In my head, these validate_[attribute] methods are simply validating that the value conforms to specific characteristics, like these:

  • It’s required (or not)
  • It has a certain minimum (and maximum?) length
  • It conforms to a certain pattern
  • It’s unique (based on the application)
  • It’s one of a list of possible values

In my head (and based on my 34 years of programming experience), the fact that a value has to change from some other value in order to be valid, makes no sense. That’s not at all like the things listed above. To me, this check doesn’t belong inside the validation routine, it belongs alongside it. This way, I can reuse the validate_email() method in some other form, where a person’s email might change, but won’t be flagged if it’s not changed. But that’s just me. What do I know? Apparently, I need more training in this new form of logic.

Someone tell me why this wouldn’t work. I’m not in a position to test it myself.

  def email_changeset(user, attrs, opts \\ []) do
    user
    |> cast(attrs, [:email])
    |> validate_email(opts)
    |> validate_email_changed()
  end

I think by having a special purpose form that’s just for a user to change their email, which uses a special purpose changeset function that’s only used when someone is changing their email, makes for a simpler system design.
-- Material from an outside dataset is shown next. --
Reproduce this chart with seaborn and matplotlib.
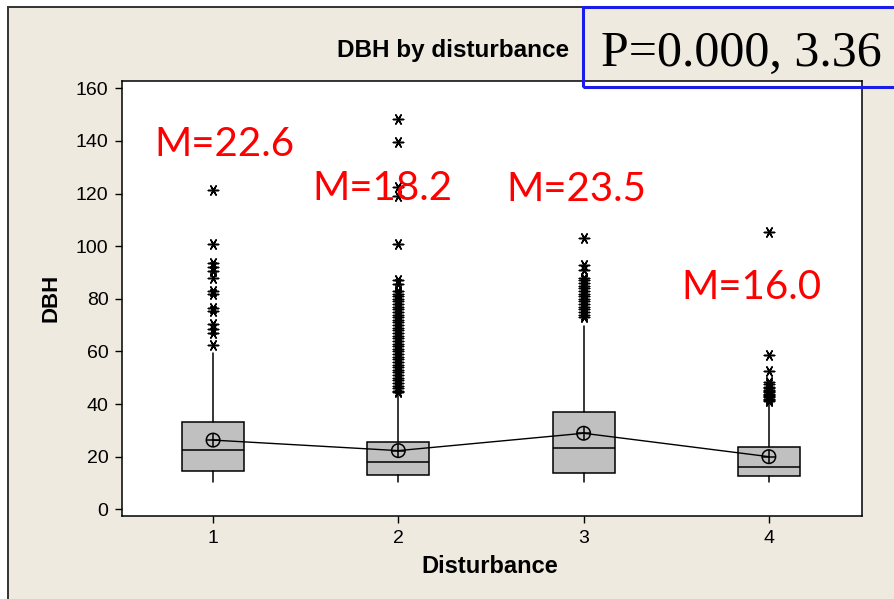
import numpy as np
import pandas as pd
import matplotlib
matplotlib.use("Agg")
import matplotlib.pyplot as plt
import matplotlib.patches as mpatches
import seaborn as sns

# ---------------- data ----------------
categories = ["1", "2", "3", "4"]
q1 = [14.4, 13.2, 13.8, 12.7]
medians = [22.65, 18.0, 23.2, 16.1]
q3 = [33.3, 25.6, 36.9, 23.8]
whisker_lo = [10.5, 10.5, 10.5, 10.5]
whisker_hi = [59.5, 43.5, 69.8, 40.5]
means = [26.3, 22.3, 28.9, 20.0]

outliers_1 = [121.5, 101, 93.5, 92, 90.5, 88, 83, 82, 76.5, 75.5, 70.5, 68.5, 67, 62.5]
outliers_2 = [148.5, 139.5, 122.5, 119, 101, 87, 85.5, 83, 82, 81, 80, 79, 78, 77,
              76, 75, 74, 73, 72, 71, 70, 69, 68, 67, 66, 65, 64, 63, 62, 61, 60,
              59, 58, 57, 56, 55, 54, 53, 52, 51, 50, 49, 48, 47, 46, 45, 44.5]
outliers_3 = [103, 93, 91, 88, 87, 86, 85, 84, 83, 82, 81, 80, 79, 78, 77, 76, 75, 74, 73]
outliers_4 = [105.5, 58.5, 52.5, 48.5, 47.5, 46.5, 46, 45.5, 45, 44.5, 44, 43.5,
              43, 42.5, 42, 41.5, 41]

median_labels = ["M=22.6", "M=18.2", "M=23.5", "M=16.0"]
label_x = [0.06, 0.914, 1.962, 2.908]
label_y = [134.3, 117.6, 117.2, 80.0]

title_text = "DBH by disturbance"
p_text = "P=0.000, 3.36"
xlabel = "Disturbance"
ylabel = "DBH"
yticks = [0, 20, 40, 60, 80, 100, 120, 140, 160]

# ---------------- style ----------------
sns.set_theme(style="white")
plt.rcParams["font.family"] = ["Liberation Sans", "DejaVu Sans"]

BEIGE = "#EEEAE0"
W, H = 895, 599
fig = plt.figure(figsize=(W / 100, H / 100), dpi=100, facecolor="white")

# outer beige frame
frame = mpatches.Rectangle((8 / W, -0.1), 2.0, (1 - 7.5 / H) + 0.1,
                           transform=fig.transFigure, facecolor=BEIGE,
                           edgecolor="#333333", linewidth=1.4, zorder=-10)
fig.patches.append(frame)

ax_l, ax_r, ax_t, ax_b = 122.3, 861.5, 80.7, 516.0
ax = fig.add_axes([ax_l / W, 1 - ax_b / H, (ax_r - ax_l) / W, (ax_b - ax_t) / H])
ax.set_zorder(1)
ax.set_facecolor("white")

pos = np.arange(len(categories))

stats = []
for i in range(len(categories)):
    stats.append(dict(med=medians[i], q1=q1[i], q3=q3[i],
                      whislo=whisker_lo[i], whishi=whisker_hi[i], fliers=[]))
ax.bxp(stats, positions=pos, widths=0.335, showcaps=False, showfliers=False,
       patch_artist=True,
       boxprops=dict(facecolor="#C0C0C0", edgecolor="black", linewidth=1.1),
       medianprops=dict(color="black", linewidth=1.1),
       whiskerprops=dict(color="black", linewidth=1.1))

# outliers
out_df = pd.DataFrame({
    "x": np.concatenate([np.full(len(o), p) for o, p in
                         zip([outliers_1, outliers_2, outliers_3, outliers_4], pos)]),
    "y": np.concatenate([outliers_1, outliers_2, outliers_3, outliers_4]),
})
sns.scatterplot(data=out_df, x="x", y="y", marker=(6, 2, 90), s=55,
                color="black", linewidth=1.1, ax=ax, zorder=4, legend=False)

# mean connect line and symbols
mean_df = pd.DataFrame({"x": pos, "y": means})
sns.lineplot(data=mean_df, x="x", y="y", color="black", linewidth=1.0, ax=ax,
             zorder=5, legend=False)
sns.scatterplot(data=mean_df, x="x", y="y", marker="o", s=95, facecolor="none",
                edgecolor="black", linewidth=1.1, ax=ax, zorder=6, legend=False)
sns.scatterplot(data=mean_df, x="x", y="y", marker="+", s=95, color="black",
                linewidth=1.1, ax=ax, zorder=6, legend=False)

# median annotations
for x, y, t in zip(label_x, label_y, median_labels):
    ax.text(x, y, t, color="#FF0000", fontsize=29, family=["Lato", "DejaVu Sans"],
            ha="center", va="baseline", zorder=7)

ax.set_xlim(-0.49, 3.5)
ax.set_ylim(-2.55, 162.9)
ax.set_xticks(pos)
ax.set_xticklabels(categories)
ax.set_yticks(yticks)
ax.set_yticklabels([str(v) for v in yticks])
ax.tick_params(axis="both", which="major", direction="out", length=5, width=1.0,
               color="black", labelsize=14, labelcolor="black", pad=5,
               left=True, bottom=True)
for sp in ax.spines.values():
    sp.set_color("black")
    sp.set_linewidth(1.1)

ax.set_xlabel(xlabel, fontsize=17, fontweight="bold", color="black")
ax.set_ylabel(ylabel, fontsize=16, fontweight="bold", color="black")
ax.xaxis.set_label_coords((490 - ax_l) / (ax_r - ax_l), -(555 - ax_b) / (ax_b - ax_t))
ax.yaxis.set_label_coords(-(122.3 - 62) / (ax_r - ax_l), 1 - (298 - ax_t) / (ax_b - ax_t))

# title
fig.text(453 / W, 1 - 57.5 / H, title_text, fontsize=17.5, fontweight="bold",
         ha="center", va="baseline", color="black", zorder=5)

# blue box with P text
blue = mpatches.Rectangle((582.7 / W, 1 - 87.3 / H), 0.6, (87.3 - 7.3) / H,
                          transform=fig.transFigure, facecolor="none",
                          edgecolor="#1C1CE8", linewidth=2.2, zorder=10)
fig.patches.append(blue)
fig.text(741 / W, 1 - 65.5 / H, p_text, fontsize=36,
         family=["Liberation Serif", "DejaVu Serif"], ha="center", va="baseline",
         color="black", zorder=11)

fig.savefig("out.png", dpi=100, facecolor=fig.get_facecolor())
If instead you have multiple forms where a user might change their email address then in all of those places you need to check if they are trying to change it and afterwards check if the side effects need to be run, makes for a complicated design.

It is your codebase so if you want the more complicated setup then that’s totally reasonable, but I also think it’s totally reasonable for the starting place that the generator provides is the more straightforward architecture

You are misunderstanding the generated code. This is what the docs right on top of email_changeset says as of the latest RC:

  @doc """
  A user changeset for registering or changing the email.

  It requires the email to change otherwise an error is added.

  ## Options

    * `:validate_unique` - Set to false if you don't want to validate the
      uniqueness of the email, useful when displaying live validations.
      Defaults to `true`.
  """

The changeset function you’re complaining about serves only 2 use cases that are generated along with it: user registration and users updating their own email in the settings.

During registration, the email will go from nothing to something. On the settings page, the update email form submit event handler makes sure the email being submitted is different from the current email. This is why I say it’s not a bug.